Farmer Ishmael Kontor of Ghana demonstrates the row-planting method he learned about over the radio.
When Ishmael Kontor, 68, retired back to his village of Techiman Nsunwa, in the Brong Ahafo Region of Ghana, he took up farming to pass the time and keep up with his expenses.
Ishmael used to broadcast his seeds, or plant as many as four or five in each hole. But when harvest time came, he would get at most eight bags per acre. “What I am supposed to get from one piece of land, I am not seeing,” he says.
But, thanks to radio, Ishmael has a plan. Shortly after Ishmael had sown his maize, he learned from Asta FM about proper planting methods. Next season, he plans to abandon the broadcast method of planting, and plant one seed per hole.
“In the next major season, I plan to join those people who plant in lines,” he says. “With the methods they are teaching, I know I can get 12 bags or more per acre.”
As a farmer, Ishmael doesn’t like spending time on things that don’t benefit him, but listening to the radio, he says, is different.
“I know when I am listening, I am learning things I can go and put into practice.
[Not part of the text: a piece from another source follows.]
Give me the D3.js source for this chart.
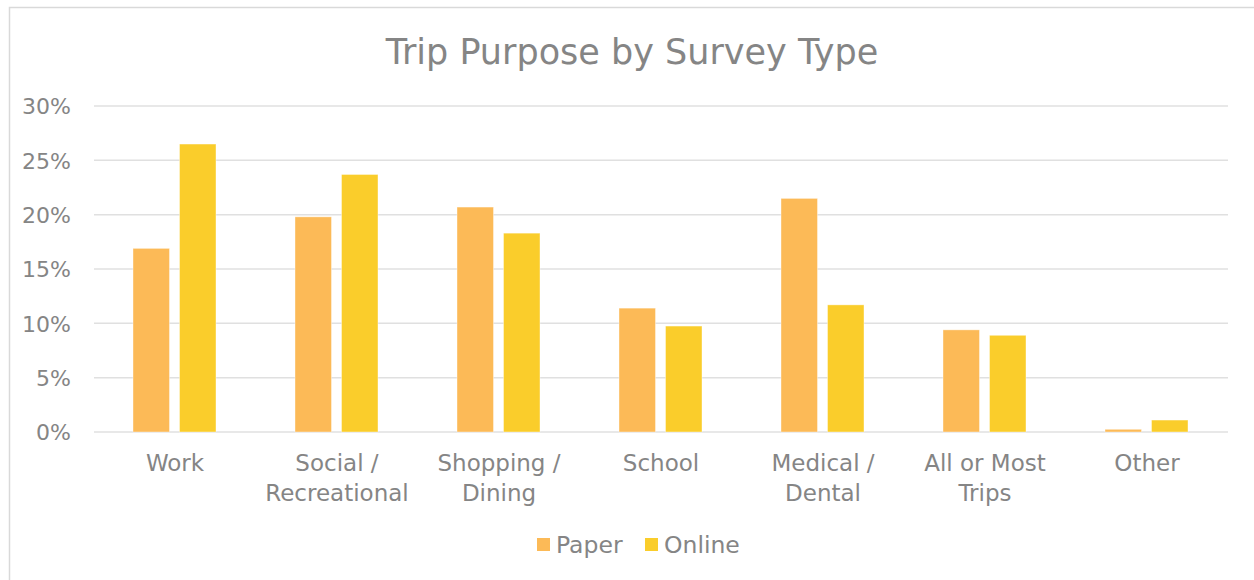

At the end of the day, people cannot tell me that I am in the village and am not doing anything.”
The radio program that Ishmael listens to is made possible through USAID’s New Alliance ICT Extension Challenge Fund. This project focuses on using a scalable, integrated suite of ICT-based services to cost-effectively drive behaviour change and help Ghanaian farmers increase their yields of six target crops (maize, rice, soybean, cassava, yam, and cowpeas), thereby improving food security.